» **Task brief**
Output the line that holds "Write the React, TypeScript", the line that holds "YAxis, ErrorBar, ReferenceLine", and every line between them, exactly, but none of the pictures.

» **Excerpted data**
• • • • • • •
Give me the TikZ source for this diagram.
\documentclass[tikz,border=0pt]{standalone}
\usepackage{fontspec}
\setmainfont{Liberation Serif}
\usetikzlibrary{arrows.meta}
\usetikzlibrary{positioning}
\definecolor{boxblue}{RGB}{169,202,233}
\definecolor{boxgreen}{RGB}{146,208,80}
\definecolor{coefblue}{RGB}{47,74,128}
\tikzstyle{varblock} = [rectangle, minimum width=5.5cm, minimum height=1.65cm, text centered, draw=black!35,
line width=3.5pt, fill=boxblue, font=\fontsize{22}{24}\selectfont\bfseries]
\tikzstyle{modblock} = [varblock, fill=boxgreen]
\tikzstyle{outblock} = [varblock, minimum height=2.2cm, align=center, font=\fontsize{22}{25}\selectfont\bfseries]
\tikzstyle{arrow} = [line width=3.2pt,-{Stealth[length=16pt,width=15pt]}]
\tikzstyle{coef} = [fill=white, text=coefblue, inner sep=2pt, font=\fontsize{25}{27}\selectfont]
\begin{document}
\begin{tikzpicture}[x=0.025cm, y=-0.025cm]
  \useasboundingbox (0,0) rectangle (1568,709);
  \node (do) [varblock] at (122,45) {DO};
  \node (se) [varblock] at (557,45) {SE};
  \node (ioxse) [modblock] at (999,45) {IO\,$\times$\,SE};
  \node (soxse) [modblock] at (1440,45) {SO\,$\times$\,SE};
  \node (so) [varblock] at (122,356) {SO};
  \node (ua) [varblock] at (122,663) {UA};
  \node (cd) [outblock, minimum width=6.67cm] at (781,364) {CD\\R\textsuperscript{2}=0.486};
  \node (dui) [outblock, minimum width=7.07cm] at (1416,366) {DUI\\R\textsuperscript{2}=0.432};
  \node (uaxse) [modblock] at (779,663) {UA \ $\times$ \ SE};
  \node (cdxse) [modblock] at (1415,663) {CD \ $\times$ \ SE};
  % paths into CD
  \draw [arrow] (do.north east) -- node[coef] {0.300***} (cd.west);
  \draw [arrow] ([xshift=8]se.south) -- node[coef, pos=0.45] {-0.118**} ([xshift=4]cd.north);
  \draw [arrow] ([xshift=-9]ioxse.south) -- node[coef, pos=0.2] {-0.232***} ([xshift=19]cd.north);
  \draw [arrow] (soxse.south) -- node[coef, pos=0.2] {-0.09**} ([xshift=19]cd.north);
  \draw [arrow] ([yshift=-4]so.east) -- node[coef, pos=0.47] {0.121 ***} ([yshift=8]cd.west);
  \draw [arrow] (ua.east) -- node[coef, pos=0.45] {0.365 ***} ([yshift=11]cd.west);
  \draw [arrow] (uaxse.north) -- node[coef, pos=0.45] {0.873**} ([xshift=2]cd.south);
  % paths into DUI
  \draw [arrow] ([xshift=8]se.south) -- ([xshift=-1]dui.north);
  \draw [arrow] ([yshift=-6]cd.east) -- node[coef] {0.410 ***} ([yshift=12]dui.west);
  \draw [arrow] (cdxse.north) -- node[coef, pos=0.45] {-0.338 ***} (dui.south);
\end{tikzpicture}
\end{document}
• • • • • • •
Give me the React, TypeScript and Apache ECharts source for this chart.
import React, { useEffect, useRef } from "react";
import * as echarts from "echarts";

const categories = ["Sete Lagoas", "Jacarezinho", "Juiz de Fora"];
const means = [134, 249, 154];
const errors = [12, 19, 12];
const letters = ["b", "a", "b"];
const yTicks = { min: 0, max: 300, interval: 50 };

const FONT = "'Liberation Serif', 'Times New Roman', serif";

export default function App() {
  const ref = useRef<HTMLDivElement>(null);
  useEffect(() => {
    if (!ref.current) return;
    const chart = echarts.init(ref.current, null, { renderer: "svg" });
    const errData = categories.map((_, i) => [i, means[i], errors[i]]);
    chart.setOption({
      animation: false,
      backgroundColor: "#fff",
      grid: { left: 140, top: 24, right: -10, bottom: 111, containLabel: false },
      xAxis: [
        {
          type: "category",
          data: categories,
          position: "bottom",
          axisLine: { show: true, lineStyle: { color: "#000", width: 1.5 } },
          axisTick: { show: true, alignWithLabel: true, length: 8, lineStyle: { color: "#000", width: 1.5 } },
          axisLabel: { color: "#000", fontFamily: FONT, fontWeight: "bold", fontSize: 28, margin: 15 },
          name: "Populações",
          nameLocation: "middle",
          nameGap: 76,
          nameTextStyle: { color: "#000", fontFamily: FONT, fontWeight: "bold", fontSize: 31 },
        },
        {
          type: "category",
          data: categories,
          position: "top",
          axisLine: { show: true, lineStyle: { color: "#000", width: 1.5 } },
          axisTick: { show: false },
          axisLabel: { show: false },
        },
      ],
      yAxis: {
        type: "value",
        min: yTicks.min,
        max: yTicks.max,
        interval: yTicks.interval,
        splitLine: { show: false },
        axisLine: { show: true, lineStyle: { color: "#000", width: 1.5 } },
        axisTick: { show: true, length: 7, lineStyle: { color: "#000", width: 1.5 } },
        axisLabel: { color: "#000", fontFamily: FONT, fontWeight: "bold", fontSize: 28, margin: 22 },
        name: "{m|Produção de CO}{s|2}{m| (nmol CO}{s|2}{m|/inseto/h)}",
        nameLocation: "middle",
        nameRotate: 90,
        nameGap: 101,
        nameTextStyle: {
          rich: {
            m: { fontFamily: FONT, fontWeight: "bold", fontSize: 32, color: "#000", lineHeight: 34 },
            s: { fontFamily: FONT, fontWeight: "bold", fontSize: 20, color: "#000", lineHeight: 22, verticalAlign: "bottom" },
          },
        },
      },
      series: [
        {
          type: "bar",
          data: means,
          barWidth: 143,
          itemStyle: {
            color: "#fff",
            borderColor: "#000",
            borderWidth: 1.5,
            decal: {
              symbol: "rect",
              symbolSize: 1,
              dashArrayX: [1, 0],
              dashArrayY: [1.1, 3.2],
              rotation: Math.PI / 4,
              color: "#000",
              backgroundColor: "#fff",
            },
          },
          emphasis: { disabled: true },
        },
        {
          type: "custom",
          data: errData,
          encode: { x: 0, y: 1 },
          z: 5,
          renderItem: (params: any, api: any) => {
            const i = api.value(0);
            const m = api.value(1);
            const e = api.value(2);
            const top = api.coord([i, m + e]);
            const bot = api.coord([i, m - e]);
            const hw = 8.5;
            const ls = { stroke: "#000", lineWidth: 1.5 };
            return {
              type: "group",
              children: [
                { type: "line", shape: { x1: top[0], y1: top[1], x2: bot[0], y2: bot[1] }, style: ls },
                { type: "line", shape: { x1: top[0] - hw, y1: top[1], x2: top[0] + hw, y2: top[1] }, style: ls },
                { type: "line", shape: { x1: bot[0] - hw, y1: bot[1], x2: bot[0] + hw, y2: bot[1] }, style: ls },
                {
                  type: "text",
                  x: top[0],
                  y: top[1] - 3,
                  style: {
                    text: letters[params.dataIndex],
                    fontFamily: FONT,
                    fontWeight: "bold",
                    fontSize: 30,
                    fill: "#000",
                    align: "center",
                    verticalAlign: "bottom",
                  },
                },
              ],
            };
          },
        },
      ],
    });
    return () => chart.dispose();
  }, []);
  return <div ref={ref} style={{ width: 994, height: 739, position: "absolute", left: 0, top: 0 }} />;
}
• • • • • • •
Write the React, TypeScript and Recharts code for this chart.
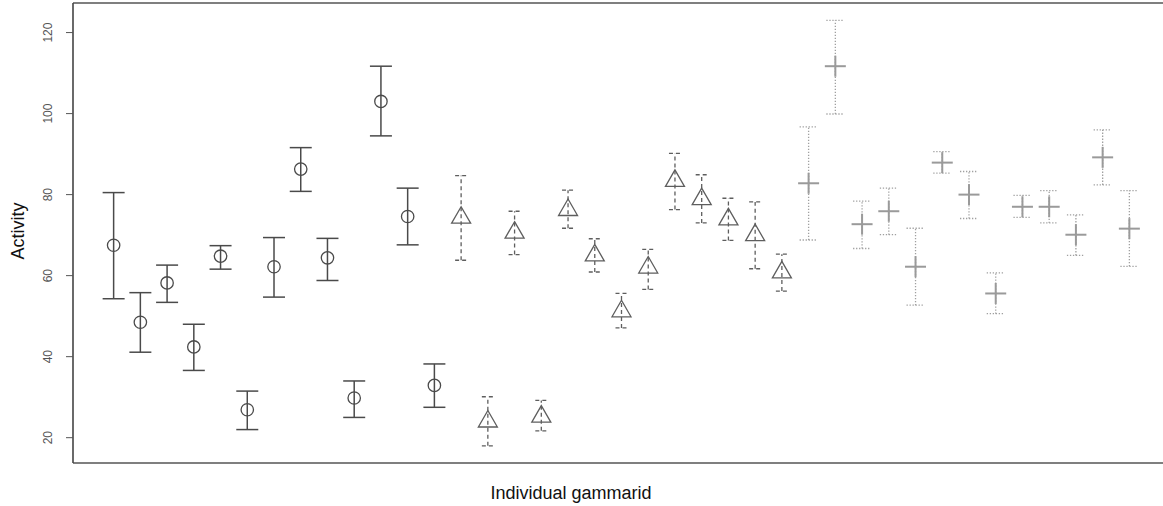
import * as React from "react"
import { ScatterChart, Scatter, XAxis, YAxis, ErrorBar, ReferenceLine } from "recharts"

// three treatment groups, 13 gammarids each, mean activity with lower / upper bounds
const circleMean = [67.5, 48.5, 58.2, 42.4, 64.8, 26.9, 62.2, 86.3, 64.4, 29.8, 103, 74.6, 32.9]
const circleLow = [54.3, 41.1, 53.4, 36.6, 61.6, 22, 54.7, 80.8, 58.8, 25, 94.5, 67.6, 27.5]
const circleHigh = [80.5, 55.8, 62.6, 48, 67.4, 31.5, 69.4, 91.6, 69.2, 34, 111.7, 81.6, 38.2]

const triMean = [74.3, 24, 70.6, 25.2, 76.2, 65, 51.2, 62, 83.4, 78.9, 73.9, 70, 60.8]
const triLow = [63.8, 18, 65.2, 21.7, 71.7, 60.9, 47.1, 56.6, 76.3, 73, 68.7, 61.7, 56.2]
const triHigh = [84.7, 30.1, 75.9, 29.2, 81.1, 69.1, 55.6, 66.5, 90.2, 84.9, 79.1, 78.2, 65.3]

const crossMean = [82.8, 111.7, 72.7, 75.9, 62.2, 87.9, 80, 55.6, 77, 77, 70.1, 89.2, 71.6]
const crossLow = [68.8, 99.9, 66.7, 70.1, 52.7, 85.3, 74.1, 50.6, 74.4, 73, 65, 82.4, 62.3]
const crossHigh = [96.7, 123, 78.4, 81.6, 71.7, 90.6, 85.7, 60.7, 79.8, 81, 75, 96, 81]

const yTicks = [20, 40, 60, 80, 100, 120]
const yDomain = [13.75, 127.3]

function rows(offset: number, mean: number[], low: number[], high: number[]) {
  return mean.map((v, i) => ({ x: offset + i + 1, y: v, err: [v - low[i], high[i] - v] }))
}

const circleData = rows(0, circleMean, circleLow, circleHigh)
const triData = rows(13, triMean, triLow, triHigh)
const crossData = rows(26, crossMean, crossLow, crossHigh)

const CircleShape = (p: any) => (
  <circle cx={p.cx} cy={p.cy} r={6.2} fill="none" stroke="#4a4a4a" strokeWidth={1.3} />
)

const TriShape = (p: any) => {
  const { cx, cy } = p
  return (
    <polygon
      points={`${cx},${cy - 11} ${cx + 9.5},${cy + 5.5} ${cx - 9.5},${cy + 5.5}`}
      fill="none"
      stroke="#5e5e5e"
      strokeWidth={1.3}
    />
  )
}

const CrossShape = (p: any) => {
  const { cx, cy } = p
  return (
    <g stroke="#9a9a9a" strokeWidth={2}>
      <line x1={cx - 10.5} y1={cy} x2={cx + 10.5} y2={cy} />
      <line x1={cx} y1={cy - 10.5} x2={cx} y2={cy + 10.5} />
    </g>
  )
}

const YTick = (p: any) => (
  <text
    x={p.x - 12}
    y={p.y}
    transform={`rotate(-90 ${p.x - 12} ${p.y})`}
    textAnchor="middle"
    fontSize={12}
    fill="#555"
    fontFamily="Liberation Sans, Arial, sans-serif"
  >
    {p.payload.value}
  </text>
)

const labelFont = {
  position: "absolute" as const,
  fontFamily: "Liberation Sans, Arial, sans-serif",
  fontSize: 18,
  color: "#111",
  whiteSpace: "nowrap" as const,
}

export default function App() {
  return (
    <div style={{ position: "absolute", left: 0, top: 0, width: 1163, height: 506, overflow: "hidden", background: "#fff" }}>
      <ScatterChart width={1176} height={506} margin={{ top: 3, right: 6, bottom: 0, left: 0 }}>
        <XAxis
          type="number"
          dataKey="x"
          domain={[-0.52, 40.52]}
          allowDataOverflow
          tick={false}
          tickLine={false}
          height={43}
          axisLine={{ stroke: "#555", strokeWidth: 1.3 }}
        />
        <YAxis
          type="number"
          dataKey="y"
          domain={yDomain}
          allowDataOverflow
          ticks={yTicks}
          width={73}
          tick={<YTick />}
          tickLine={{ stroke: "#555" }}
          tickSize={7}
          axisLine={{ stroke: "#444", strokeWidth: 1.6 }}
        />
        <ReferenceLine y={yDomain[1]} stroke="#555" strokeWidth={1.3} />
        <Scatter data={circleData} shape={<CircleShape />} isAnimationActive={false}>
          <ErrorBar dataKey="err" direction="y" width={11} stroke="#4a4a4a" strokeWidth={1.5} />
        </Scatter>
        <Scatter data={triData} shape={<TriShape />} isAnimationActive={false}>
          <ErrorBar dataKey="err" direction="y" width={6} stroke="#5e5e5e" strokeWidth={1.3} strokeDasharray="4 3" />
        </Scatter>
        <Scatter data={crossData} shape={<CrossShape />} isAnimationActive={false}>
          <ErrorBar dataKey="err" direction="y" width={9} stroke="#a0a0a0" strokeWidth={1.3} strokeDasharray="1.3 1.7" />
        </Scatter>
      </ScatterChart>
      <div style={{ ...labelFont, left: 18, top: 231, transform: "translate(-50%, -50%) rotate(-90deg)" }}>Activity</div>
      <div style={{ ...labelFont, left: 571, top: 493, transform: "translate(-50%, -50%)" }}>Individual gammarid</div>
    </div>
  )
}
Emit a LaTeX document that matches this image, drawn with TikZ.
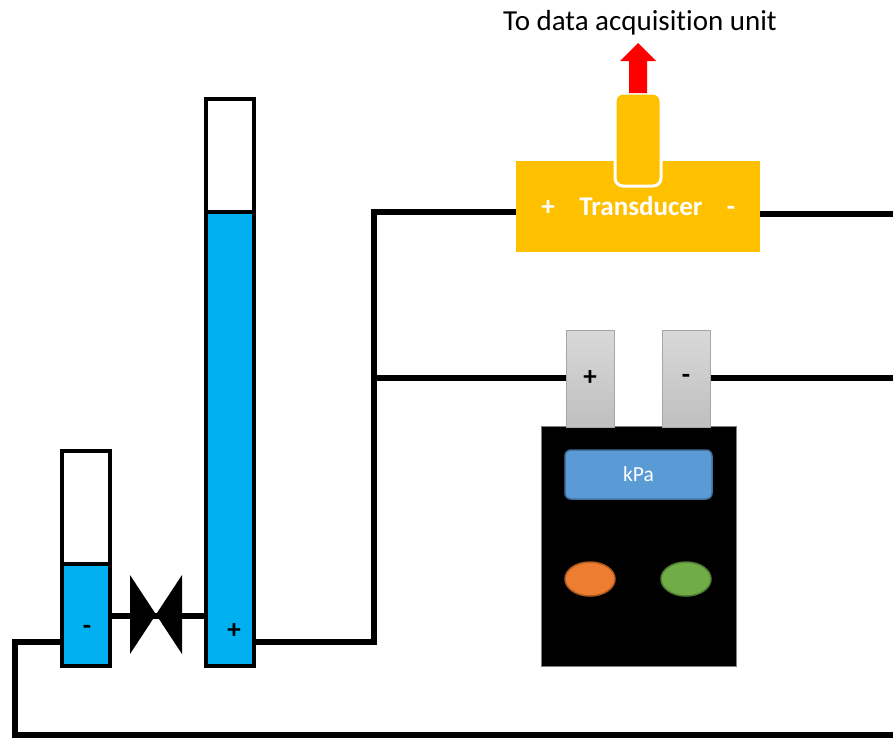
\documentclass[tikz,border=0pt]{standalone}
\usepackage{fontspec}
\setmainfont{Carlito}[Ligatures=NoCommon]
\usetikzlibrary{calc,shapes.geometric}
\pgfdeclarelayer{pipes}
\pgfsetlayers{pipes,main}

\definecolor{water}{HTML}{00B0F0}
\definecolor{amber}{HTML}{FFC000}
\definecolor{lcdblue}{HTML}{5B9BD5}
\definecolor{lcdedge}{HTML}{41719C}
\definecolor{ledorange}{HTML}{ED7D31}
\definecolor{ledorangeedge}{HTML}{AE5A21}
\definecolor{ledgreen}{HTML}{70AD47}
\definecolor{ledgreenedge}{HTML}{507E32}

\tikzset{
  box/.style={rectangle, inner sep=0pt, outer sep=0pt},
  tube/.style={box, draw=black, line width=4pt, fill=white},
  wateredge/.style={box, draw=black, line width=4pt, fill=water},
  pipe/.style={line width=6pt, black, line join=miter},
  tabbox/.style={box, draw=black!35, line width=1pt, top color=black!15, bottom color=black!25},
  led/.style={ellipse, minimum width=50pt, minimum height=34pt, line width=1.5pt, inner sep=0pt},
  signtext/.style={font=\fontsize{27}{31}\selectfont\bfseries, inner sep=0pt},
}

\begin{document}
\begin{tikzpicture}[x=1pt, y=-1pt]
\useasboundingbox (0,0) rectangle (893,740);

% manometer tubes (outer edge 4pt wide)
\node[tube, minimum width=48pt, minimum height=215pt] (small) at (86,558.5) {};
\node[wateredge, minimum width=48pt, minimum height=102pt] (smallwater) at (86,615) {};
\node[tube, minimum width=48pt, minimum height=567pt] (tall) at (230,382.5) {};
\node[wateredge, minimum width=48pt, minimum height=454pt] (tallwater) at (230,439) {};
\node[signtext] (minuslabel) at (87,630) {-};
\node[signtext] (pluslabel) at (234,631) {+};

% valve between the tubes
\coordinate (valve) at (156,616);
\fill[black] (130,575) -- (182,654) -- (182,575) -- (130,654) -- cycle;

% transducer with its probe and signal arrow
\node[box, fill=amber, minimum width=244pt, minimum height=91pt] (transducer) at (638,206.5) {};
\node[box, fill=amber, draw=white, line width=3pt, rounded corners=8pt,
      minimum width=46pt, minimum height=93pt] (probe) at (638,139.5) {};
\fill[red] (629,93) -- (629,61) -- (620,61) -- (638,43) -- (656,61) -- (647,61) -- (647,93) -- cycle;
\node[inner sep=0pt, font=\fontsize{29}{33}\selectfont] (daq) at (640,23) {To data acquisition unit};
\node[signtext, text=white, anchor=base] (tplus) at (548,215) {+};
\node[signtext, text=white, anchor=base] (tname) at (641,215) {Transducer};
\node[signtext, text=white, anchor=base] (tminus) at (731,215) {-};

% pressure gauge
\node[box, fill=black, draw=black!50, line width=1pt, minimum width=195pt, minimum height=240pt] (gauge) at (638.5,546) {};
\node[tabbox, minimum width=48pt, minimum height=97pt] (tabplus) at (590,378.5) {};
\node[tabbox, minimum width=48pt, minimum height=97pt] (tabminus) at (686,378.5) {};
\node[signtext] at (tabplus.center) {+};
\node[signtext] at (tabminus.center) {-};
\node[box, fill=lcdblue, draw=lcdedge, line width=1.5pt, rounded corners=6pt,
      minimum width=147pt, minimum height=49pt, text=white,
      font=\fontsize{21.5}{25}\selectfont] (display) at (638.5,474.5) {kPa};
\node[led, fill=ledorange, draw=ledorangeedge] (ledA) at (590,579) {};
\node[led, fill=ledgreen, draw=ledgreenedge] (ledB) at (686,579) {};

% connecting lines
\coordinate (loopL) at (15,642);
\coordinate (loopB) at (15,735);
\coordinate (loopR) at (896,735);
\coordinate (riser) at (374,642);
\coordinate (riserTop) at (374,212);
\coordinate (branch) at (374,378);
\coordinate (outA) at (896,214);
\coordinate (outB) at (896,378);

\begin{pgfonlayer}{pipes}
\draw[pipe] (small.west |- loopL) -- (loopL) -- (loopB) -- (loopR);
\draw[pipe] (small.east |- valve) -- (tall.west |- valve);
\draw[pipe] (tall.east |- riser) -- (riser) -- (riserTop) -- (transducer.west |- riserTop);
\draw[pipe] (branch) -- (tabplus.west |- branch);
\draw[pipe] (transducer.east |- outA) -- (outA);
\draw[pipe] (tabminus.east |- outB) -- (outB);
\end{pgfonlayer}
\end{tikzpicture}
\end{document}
• • • • • • •
» **Solution to this exercise**
Write the React, TypeScript and Recharts code for this chart.
import * as React from "react"
import { ScatterChart, Scatter, XAxis, YAxis, ErrorBar, ReferenceLine } from "recharts"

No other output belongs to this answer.